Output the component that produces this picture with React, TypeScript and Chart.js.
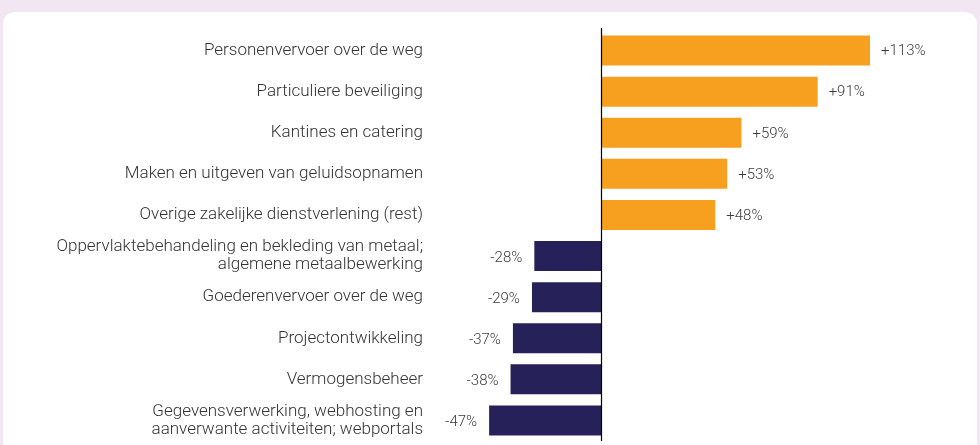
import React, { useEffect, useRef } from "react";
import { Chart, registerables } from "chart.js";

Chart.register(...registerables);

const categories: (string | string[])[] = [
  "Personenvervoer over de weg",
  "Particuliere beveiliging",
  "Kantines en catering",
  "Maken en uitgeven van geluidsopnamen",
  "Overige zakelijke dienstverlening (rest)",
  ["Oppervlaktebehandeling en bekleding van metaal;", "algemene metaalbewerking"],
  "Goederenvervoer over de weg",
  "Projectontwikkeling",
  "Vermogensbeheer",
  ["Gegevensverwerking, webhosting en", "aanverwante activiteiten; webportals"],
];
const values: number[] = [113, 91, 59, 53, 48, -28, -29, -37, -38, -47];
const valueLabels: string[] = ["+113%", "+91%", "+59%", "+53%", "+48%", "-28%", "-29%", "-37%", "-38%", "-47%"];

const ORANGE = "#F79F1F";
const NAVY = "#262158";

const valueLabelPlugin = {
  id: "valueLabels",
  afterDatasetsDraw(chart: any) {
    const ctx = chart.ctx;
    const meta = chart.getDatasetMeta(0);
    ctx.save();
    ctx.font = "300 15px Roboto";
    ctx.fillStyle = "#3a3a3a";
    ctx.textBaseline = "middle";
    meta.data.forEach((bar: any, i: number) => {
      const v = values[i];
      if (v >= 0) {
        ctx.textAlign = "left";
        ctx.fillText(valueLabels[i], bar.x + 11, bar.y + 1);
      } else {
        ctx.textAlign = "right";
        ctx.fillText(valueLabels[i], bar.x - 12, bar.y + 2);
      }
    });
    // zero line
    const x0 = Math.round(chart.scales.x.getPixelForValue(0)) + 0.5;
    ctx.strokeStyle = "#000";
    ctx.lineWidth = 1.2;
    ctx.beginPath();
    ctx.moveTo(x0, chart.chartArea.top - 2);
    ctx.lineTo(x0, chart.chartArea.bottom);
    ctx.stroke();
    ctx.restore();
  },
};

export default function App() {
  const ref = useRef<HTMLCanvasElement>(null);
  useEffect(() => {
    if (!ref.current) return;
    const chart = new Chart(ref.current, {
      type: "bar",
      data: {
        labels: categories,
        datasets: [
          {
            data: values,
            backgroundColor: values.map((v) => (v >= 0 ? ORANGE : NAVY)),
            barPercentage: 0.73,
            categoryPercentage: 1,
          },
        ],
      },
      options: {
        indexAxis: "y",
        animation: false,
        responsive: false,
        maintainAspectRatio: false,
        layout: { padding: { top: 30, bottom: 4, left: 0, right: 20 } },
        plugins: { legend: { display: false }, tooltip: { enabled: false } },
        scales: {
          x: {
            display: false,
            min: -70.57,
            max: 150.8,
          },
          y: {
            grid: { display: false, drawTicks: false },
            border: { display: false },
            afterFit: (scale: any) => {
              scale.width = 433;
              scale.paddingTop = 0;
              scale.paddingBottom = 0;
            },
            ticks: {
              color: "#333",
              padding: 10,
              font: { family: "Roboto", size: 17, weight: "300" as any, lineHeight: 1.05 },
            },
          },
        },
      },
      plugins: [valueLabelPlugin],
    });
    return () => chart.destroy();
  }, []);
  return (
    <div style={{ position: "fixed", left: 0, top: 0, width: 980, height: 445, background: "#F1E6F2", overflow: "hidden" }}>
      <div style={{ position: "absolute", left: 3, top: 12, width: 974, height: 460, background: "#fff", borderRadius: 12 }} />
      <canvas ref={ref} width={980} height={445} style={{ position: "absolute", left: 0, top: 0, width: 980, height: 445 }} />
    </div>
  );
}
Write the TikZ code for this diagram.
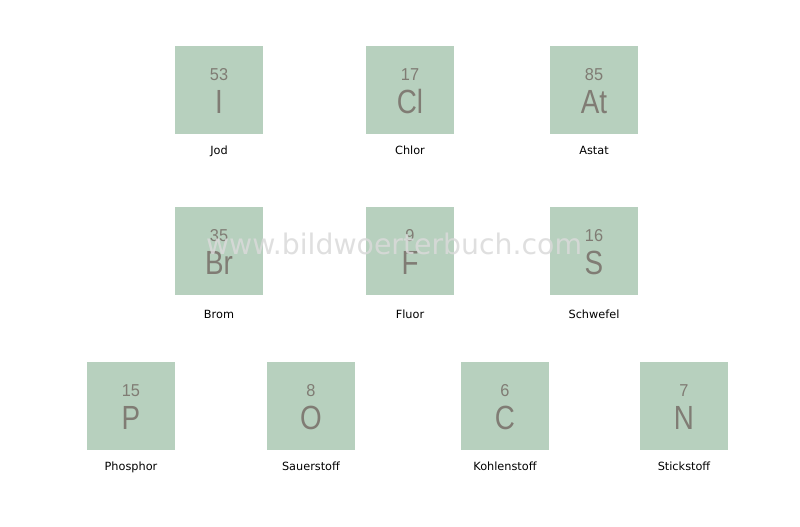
——
What is expected
Restate the data word for word from its first line through the line with "Chart.register(...registerables);", leaving out any picture along the way.

Output of the exercise
Output the component that produces this picture with React, TypeScript and Chart.js.
import React, { useEffect, useRef } from "react";
import { Chart, registerables } from "chart.js";

Chart.register(...registerables);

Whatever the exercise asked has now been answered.